=== Collected material ===
— START —
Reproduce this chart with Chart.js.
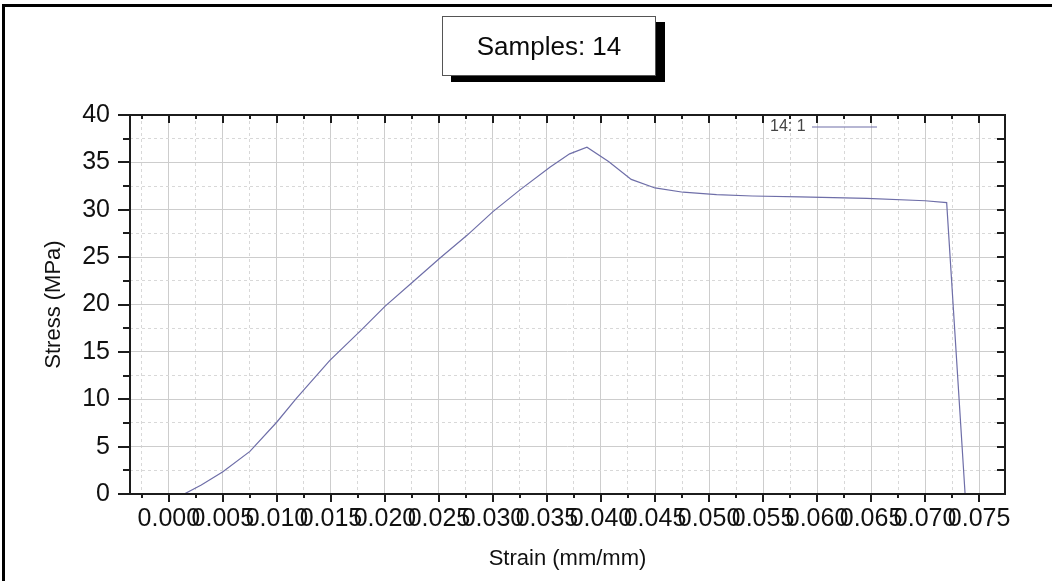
<!DOCTYPE html>
<html>
<head>
<meta charset="utf-8">
<script src="https://cdn.jsdelivr.net/npm/chart.js@4/dist/chart.umd.min.js"></script>
<style>
    html, body { margin: 0; padding: 0; background: #fff; }
    #wrap { position: relative; width: 1052px; height: 581px; overflow: hidden; }
    #frame { position: absolute; left: 2px; top: 4px; width: 1100px; height: 700px;
             border-left: 3px solid #000; border-top: 3px solid #000; pointer-events: none; }
    #titleBox { position: absolute; left: 442px; top: 16px; width: 212px; height: 58px;
                border: 1.5px solid #555; background: #fff; box-shadow: 9px 6px 0 #000;
                font: 26px "Liberation Sans", Arial, sans-serif; color: #0a0a0a;
                display: flex; align-items: center; justify-content: center; }
</style>
</head>
<body>
<div id="wrap">
    <canvas id="stressStrain" width="1052" height="581"></canvas>
    <div id="frame"></div>
    <div id="titleBox">Samples: 14</div>
</div>
<script>
// Paraugs 14:1 - deformācija (mm/mm) un spriegums (MPa)
const sampleLabel = '14: 1';
const strain = [0.0007, 0.0015, 0.0030, 0.0050, 0.0075, 0.0100, 0.0118, 0.0149, 0.0178, 0.0200,
                0.0226, 0.0251, 0.0276, 0.0300, 0.0325, 0.0353, 0.0371, 0.0387, 0.0407, 0.0428,
                0.0450, 0.0476, 0.0507, 0.0540, 0.0584, 0.0646, 0.0700, 0.0720, 0.0737];
const stress = [0, 0.05, 0.95, 2.35, 4.5, 7.6, 10.1, 14.1, 17.3, 19.8,
                22.4, 24.9, 27.3, 29.8, 32.1, 34.5, 35.9, 36.6, 35.1, 33.2,
                32.3, 31.85, 31.6, 31.45, 31.35, 31.2, 30.95, 30.75, 0.1];

const lineColor = '#6e6ea8';
const fontFamily = '"Liberation Sans", Arial, sans-serif';

// vai iedaļa ir galvenā (ar uzrakstu)
const isMajorX = v => Math.round(v / 0.0025) % 2 === 0;
const isMajorY = v => Math.round(v / 2.5) % 2 === 0;

// Rāmis ap zīmēšanas laukumu un iedaļu svītriņas visās četrās malās
const frameTicks = {
    id: 'frameTicks',
    afterDraw(chart) {
        const { ctx, chartArea: a, scales: { x, y } } = chart;
        const seg = (x1, y1, x2, y2) => { ctx.beginPath(); ctx.moveTo(x1, y1); ctx.lineTo(x2, y2); ctx.stroke(); };
        ctx.save();
        ctx.strokeStyle = '#1c1c1c';
        ctx.lineWidth = 2;
        x.ticks.forEach(t => {
            const px = Math.round(x.getPixelForValue(t.value));
            const major = isMajorX(t.value);
            seg(px, a.bottom, px, a.bottom + (major ? 8 : 4)); // apakšā uz āru
            seg(px, a.top, px, a.top + (major ? 8 : 4));       // augšā uz iekšu
        });
        y.ticks.forEach(t => {
            const py = Math.round(y.getPixelForValue(t.value));
            const major = isMajorY(t.value);
            seg(a.left, py, a.left - (major ? 12 : 7), py);    // pa kreisi uz āru
            seg(a.right, py, a.right - 8, py);                 // pa labi uz iekšu
        });
        ctx.strokeRect(a.left, a.top, a.right - a.left, a.bottom - a.top);

        // leģenda: teksts, tad līnija
        const ds = chart.data.datasets[0];
        const ly = a.top + 12;
        ctx.font = '16px ' + fontFamily;
        ctx.fillStyle = '#444';
        ctx.textAlign = 'left';
        ctx.textBaseline = 'middle';
        ctx.fillText(ds.label, a.right - 235, ly);
        ctx.strokeStyle = ds.borderColor;
        ctx.lineWidth = 1.2;
        seg(a.right - 193, ly, a.right - 128, ly);
        ctx.restore();
    }
};

const ctx = document.getElementById('stressStrain').getContext('2d');
const chart = new Chart(ctx, {
    type: 'line',
    data: {
        datasets: [{
            label: sampleLabel,
            data: strain.map((s, i) => ({ x: s, y: stress[i] })),
            borderColor: lineColor,
            borderWidth: 1.2,
            pointRadius: 0,
            tension: 0,
            fill: false
        }]
    },
    options: {
        responsive: false,
        animation: false,
        devicePixelRatio: 1,
        layout: { padding: { left: 32, top: 115, right: 47, bottom: 8 } },
        plugins: {
            legend: { display: false },
            tooltip: { enabled: false }
        },
        scales: {
            x: {
                type: 'linear',
                min: -0.0036,
                max: 0.0774,
                afterFit: scale => { scale.height = 79; },
                ticks: {
                    stepSize: 0.0025,
                    includeBounds: false,
                    autoSkip: false,
                    maxRotation: 0,
                    padding: 10,
                    color: '#111',
                    font: { family: fontFamily, size: 25 },
                    callback: v => (isMajorX(v) && v > -0.001) ? v.toFixed(3) : ''
                },
                grid: {
                    drawTicks: false,
                    color: c => isMajorX(c.tick.value) ? '#cdcdcd' : '#d8d8d8',
                    lineWidth: 1
                },
                border: {
                    display: false,
                    dash: c => isMajorX(c.tick.value) ? [] : [3, 3]
                },
                title: {
                    display: true,
                    text: 'Strain (mm/mm)',
                    color: '#111',
                    font: { family: fontFamily, size: 22 },
                    padding: { top: 0, bottom: 1 }
                }
            },
            y: {
                min: 0,
                max: 40,
                afterFit: scale => { scale.width = 98; },
                ticks: {
                    stepSize: 2.5,
                    includeBounds: false,
                    autoSkip: false,
                    padding: 20,
                    color: '#111',
                    font: { family: fontFamily, size: 25 },
                    callback: v => isMajorY(v) ? String(v) : ''
                },
                grid: {
                    drawTicks: false,
                    color: c => isMajorY(c.tick.value) ? '#cdcdcd' : '#d8d8d8',
                    lineWidth: 1
                },
                border: {
                    display: false,
                    dash: c => isMajorY(c.tick.value) ? [] : [3, 3]
                },
                title: {
                    display: true,
                    text: 'Stress (MPa)',
                    color: '#111',
                    font: { family: fontFamily, size: 22 },
                    padding: { top: 9, bottom: 0 }
                }
            }
        }
    },
    plugins: [frameTicks]
});
</script>
</body>
</html>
— END —
Without the pictures, please reproduce each line of the listing above exactly, from the first one through the line bearing "32.3, 31.85, 31.6, 31.45, 31.35, 31.2, 30.95, 30.75, 0.1];".

=== Exercise output ===
Reproduce this chart with Chart.js.
<!DOCTYPE html>
<html>
<head>
<meta charset="utf-8">
<script src="https://cdn.jsdelivr.net/npm/chart.js@4/dist/chart.umd.min.js"></script>
<style>
    html, body { margin: 0; padding: 0; background: #fff; }
    #wrap { position: relative; width: 1052px; height: 581px; overflow: hidden; }
    #frame { position: absolute; left: 2px; top: 4px; width: 1100px; height: 700px;
             border-left: 3px solid #000; border-top: 3px solid #000; pointer-events: none; }
    #titleBox { position: absolute; left: 442px; top: 16px; width: 212px; height: 58px;
                border: 1.5px solid #555; background: #fff; box-shadow: 9px 6px 0 #000;
                font: 26px "Liberation Sans", Arial, sans-serif; color: #0a0a0a;
                display: flex; align-items: center; justify-content: center; }
</style>
</head>
<body>
<div id="wrap">
    <canvas id="stressStrain" width="1052" height="581"></canvas>
    <div id="frame"></div>
    <div id="titleBox">Samples: 14</div>
</div>
<script>
// Paraugs 14:1 - deformācija (mm/mm) un spriegums (MPa)
const sampleLabel = '14: 1';
const strain = [0.0007, 0.0015, 0.0030, 0.0050, 0.0075, 0.0100, 0.0118, 0.0149, 0.0178, 0.0200,
                0.0226, 0.0251, 0.0276, 0.0300, 0.0325, 0.0353, 0.0371, 0.0387, 0.0407, 0.0428,
                0.0450, 0.0476, 0.0507, 0.0540, 0.0584, 0.0646, 0.0700, 0.0720, 0.0737];
const stress = [0, 0.05, 0.95, 2.35, 4.5, 7.6, 10.1, 14.1, 17.3, 19.8,
                22.4, 24.9, 27.3, 29.8, 32.1, 34.5, 35.9, 36.6, 35.1, 33.2,
                32.3, 31.85, 31.6, 31.45, 31.35, 31.2, 30.95, 30.75, 0.1];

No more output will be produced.